▸ **Input records**:
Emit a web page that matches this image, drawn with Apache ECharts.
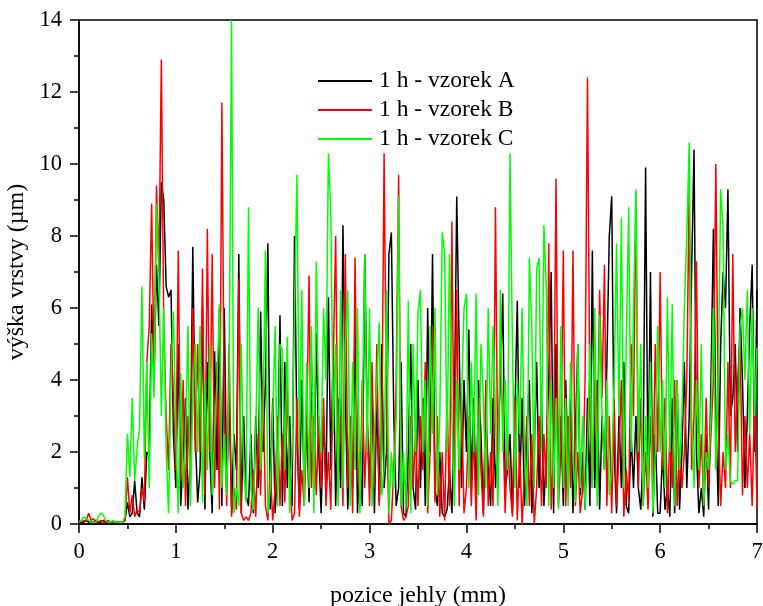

---

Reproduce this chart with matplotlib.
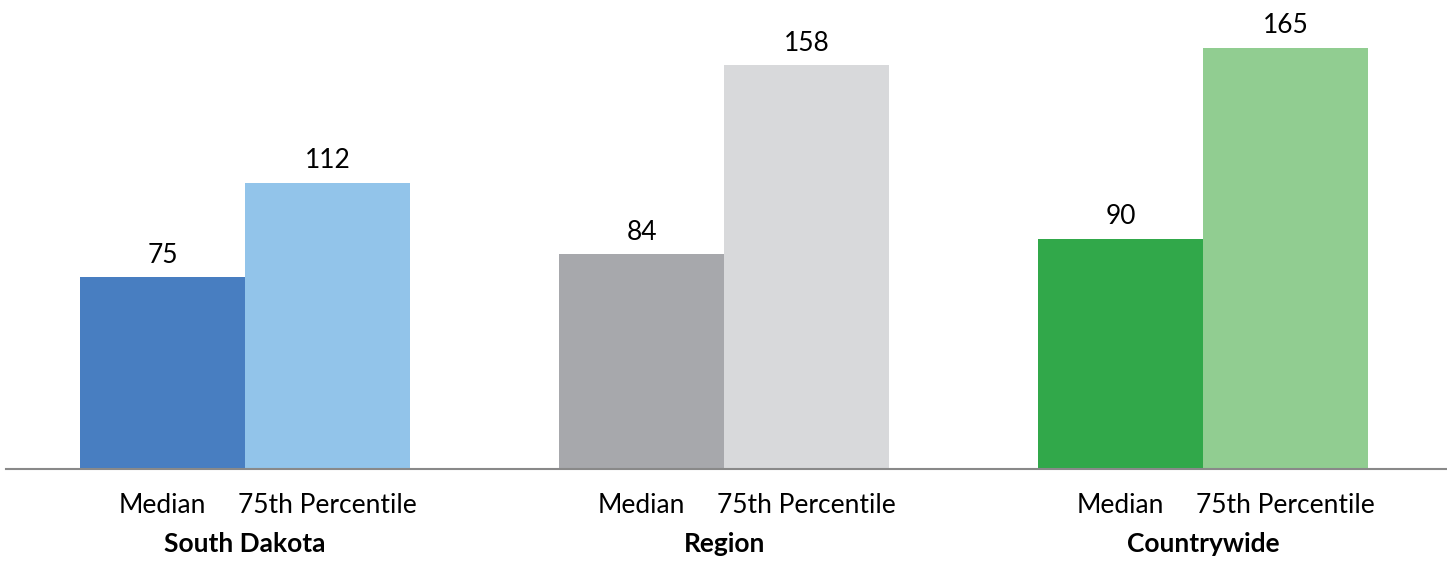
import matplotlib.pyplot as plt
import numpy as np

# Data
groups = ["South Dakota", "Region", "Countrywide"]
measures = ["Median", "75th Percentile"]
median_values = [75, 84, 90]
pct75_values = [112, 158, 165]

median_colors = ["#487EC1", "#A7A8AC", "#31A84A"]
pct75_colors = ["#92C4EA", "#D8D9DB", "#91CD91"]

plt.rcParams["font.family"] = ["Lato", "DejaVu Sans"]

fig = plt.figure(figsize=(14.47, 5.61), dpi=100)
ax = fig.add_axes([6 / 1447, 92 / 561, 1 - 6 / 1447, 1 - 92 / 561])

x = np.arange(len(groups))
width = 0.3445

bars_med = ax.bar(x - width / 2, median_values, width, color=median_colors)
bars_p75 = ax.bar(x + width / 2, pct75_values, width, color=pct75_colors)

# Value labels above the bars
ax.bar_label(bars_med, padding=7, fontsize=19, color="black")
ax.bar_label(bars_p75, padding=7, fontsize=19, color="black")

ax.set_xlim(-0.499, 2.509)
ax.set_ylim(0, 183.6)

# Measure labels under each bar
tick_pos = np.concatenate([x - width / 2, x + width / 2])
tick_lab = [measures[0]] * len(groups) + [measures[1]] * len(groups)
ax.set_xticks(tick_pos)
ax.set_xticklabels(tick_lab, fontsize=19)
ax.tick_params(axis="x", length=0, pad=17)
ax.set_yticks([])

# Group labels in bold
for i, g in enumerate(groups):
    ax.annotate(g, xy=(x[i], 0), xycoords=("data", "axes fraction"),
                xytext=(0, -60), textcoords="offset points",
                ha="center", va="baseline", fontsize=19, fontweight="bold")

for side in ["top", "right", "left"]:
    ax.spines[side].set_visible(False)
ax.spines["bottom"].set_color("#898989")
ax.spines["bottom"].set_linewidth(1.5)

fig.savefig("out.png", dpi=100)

▸ **Work to be completed**: Copy every line of the records above that contains "matplotlib".

▸ **Result of this task**:
Reproduce this chart with matplotlib.
import matplotlib.pyplot as plt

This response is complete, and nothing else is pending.